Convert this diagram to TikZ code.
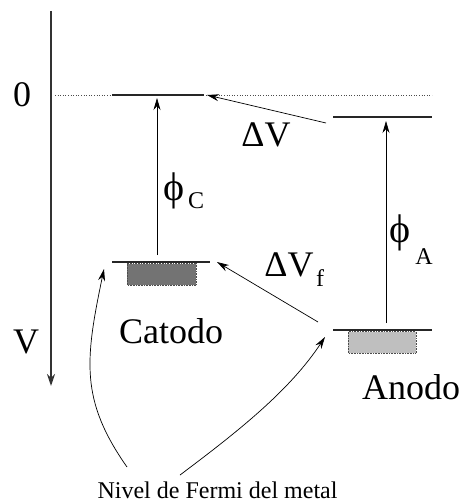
\documentclass[tikz,border=0pt]{standalone}
\usepackage{fontspec}
\setmainfont{Liberation Serif}
\usetikzlibrary{arrows.meta}
\tikzset{
  big/.style={font=\fontsize{36}{38}\selectfont, inner sep=0pt},
  phi/.style={font=\fontsize{40}{42}\selectfont, inner sep=0pt},
  subs/.style={font=\fontsize{24}{26}\selectfont, inner sep=0pt},
  small/.style={font=\fontsize{24}{26}\selectfont, inner sep=0pt},
  level/.style={line width=1.4pt, black!85},
  arr/.style={line width=0.7pt, -{Stealth[length=12pt,width=7pt]}},
  dots/.style={dotted, line width=0.6pt, black!70},
  box/.style={densely dotted, line width=0.6pt, draw=black!70}
}
\begin{document}
\begin{tikzpicture}[x=1pt,y=-1pt]
\useasboundingbox (0,0) rectangle (461,502);
% axis
\coordinate (atop) at (51,11);
\coordinate (abot) at (51,386);
\draw[line width=1.8pt, black!80, -{Stealth[length=12pt,width=8pt]}] (atop) -- (abot);
\node[big] (zero) at (22,95) {0};
\node[big] (V) at (26,342) {V};
% vacuum level dotted
\coordinate (d0) at (55,95);
\coordinate (d1) at (432,95);
\draw[dots] (d0) -- (d1);
% cathode levels
\coordinate (cv0) at (112,95);
\coordinate (cv1) at (204,95);
\draw[level] (cv0) -- (cv1);
\coordinate (cf0) at (112,262);
\coordinate (cf1) at (210,262);
\fill[black!55] (127,263.5) rectangle (196,285);
\draw[box] (127,263.5) rectangle (196,285);
\draw[level] (cf0) -- (cf1);
% anode levels
\coordinate (av0) at (333,117);
\coordinate (av1) at (432,117);
\draw[level] (av0) -- (av1);
\coordinate (af0) at (333,330);
\coordinate (af1) at (432,330);
\fill[black!25] (348,331.5) rectangle (416,353);
\draw[box] (348,331.5) rectangle (416,353);
\draw[level] (af0) -- (af1);
% phi arrows
\coordinate (pc0) at (157,255);
\coordinate (pc1) at (157,98);
\draw[arr] (pc0) -- (pc1);
\node[phi] (phic) at (174,191) {ϕ};
\node[subs] (phicsub) at (196,201) {C};
\coordinate (pa0) at (386,323);
\coordinate (pa1) at (386,121);
\draw[arr] (pa0) -- (pa1);
\node[phi] (phia) at (400,233) {ϕ};
\node[subs] (phiasub) at (424,257) {A};
% Delta V arrows
\coordinate (dv0) at (326,123);
\coordinate (dv1) at (207,95);
\draw[arr] (dv0) -- (dv1);
\node[big] (dV) at (266,135) {ΔV};
\coordinate (df0) at (318,322);
\coordinate (df1) at (217,262);
\draw[arr] (df0) -- (df1);
\node[big] (dVf) at (289,265) {ΔV};
\node[subs] (dVfsub) at (320,278) {f};
% labels
\node[big] (cat) at (171,331) {Catodo};
\node[big] (ano) at (411,387) {Anodo};
\node[small] (nivel) at (217.5,490) {Nivel de Fermi del metal};
% curved arrows
\coordinate (n0) at (127,467);
\coordinate (n1) at (104,269);
\draw[arr] (n0) .. controls (80,400) and (85,360) .. (n1);
\coordinate (m0) at (180,475);
\coordinate (m1) at (325,337);
\draw[arr] (m0) .. controls (240,430) and (290,390) .. (m1);
\end{tikzpicture}
\end{document}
§ §
### PROBLEM DETAILS
Every line should be retyped exactly, with the pictures omitted.

### SOLUTION FOR THIS PROBLEM
Convert this diagram to TikZ code.
\documentclass[tikz,border=0pt]{standalone}
\usepackage{fontspec}
\setmainfont{Liberation Serif}
\usetikzlibrary{arrows.meta}
\tikzset{
  big/.style={font=\fontsize{36}{38}\selectfont, inner sep=0pt},
  phi/.style={font=\fontsize{40}{42}\selectfont, inner sep=0pt},
  subs/.style={font=\fontsize{24}{26}\selectfont, inner sep=0pt},
  small/.style={font=\fontsize{24}{26}\selectfont, inner sep=0pt},
  level/.style={line width=1.4pt, black!85},
  arr/.style={line width=0.7pt, -{Stealth[length=12pt,width=7pt]}},
  dots/.style={dotted, line width=0.6pt, black!70},
  box/.style={densely dotted, line width=0.6pt, draw=black!70}
}
\begin{document}
\begin{tikzpicture}[x=1pt,y=-1pt]
\useasboundingbox (0,0) rectangle (461,502);
% axis
\coordinate (atop) at (51,11);
\coordinate (abot) at (51,386);
\draw[line width=1.8pt, black!80, -{Stealth[length=12pt,width=8pt]}] (atop) -- (abot);
\node[big] (zero) at (22,95) {0};
\node[big] (V) at (26,342) {V};
% vacuum level dotted
\coordinate (d0) at (55,95);
\coordinate (d1) at (432,95);
\draw[dots] (d0) -- (d1);
% cathode levels
\coordinate (cv0) at (112,95);
\coordinate (cv1) at (204,95);
\draw[level] (cv0) -- (cv1);
\coordinate (cf0) at (112,262);
\coordinate (cf1) at (210,262);
\fill[black!55] (127,263.5) rectangle (196,285);
\draw[box] (127,263.5) rectangle (196,285);
\draw[level] (cf0) -- (cf1);
% anode levels
\coordinate (av0) at (333,117);
\coordinate (av1) at (432,117);
\draw[level] (av0) -- (av1);
\coordinate (af0) at (333,330);
\coordinate (af1) at (432,330);
\fill[black!25] (348,331.5) rectangle (416,353);
\draw[box] (348,331.5) rectangle (416,353);
\draw[level] (af0) -- (af1);
% phi arrows
\coordinate (pc0) at (157,255);
\coordinate (pc1) at (157,98);
\draw[arr] (pc0) -- (pc1);
\node[phi] (phic) at (174,191) {ϕ};
\node[subs] (phicsub) at (196,201) {C};
\coordinate (pa0) at (386,323);
\coordinate (pa1) at (386,121);
\draw[arr] (pa0) -- (pa1);
\node[phi] (phia) at (400,233) {ϕ};
\node[subs] (phiasub) at (424,257) {A};
% Delta V arrows
\coordinate (dv0) at (326,123);
\coordinate (dv1) at (207,95);
\draw[arr] (dv0) -- (dv1);
\node[big] (dV) at (266,135) {ΔV};
\coordinate (df0) at (318,322);
\coordinate (df1) at (217,262);
\draw[arr] (df0) -- (df1);
\node[big] (dVf) at (289,265) {ΔV};
\node[subs] (dVfsub) at (320,278) {f};
% labels
\node[big] (cat) at (171,331) {Catodo};
\node[big] (ano) at (411,387) {Anodo};
\node[small] (nivel) at (217.5,490) {Nivel de Fermi del metal};
% curved arrows
\coordinate (n0) at (127,467);
\coordinate (n1) at (104,269);
\draw[arr] (n0) .. controls (80,400) and (85,360) .. (n1);
\coordinate (m0) at (180,475);
\coordinate (m1) at (325,337);
\draw[arr] (m0) .. controls (240,430) and (290,390) .. (m1);
\end{tikzpicture}
\end{document}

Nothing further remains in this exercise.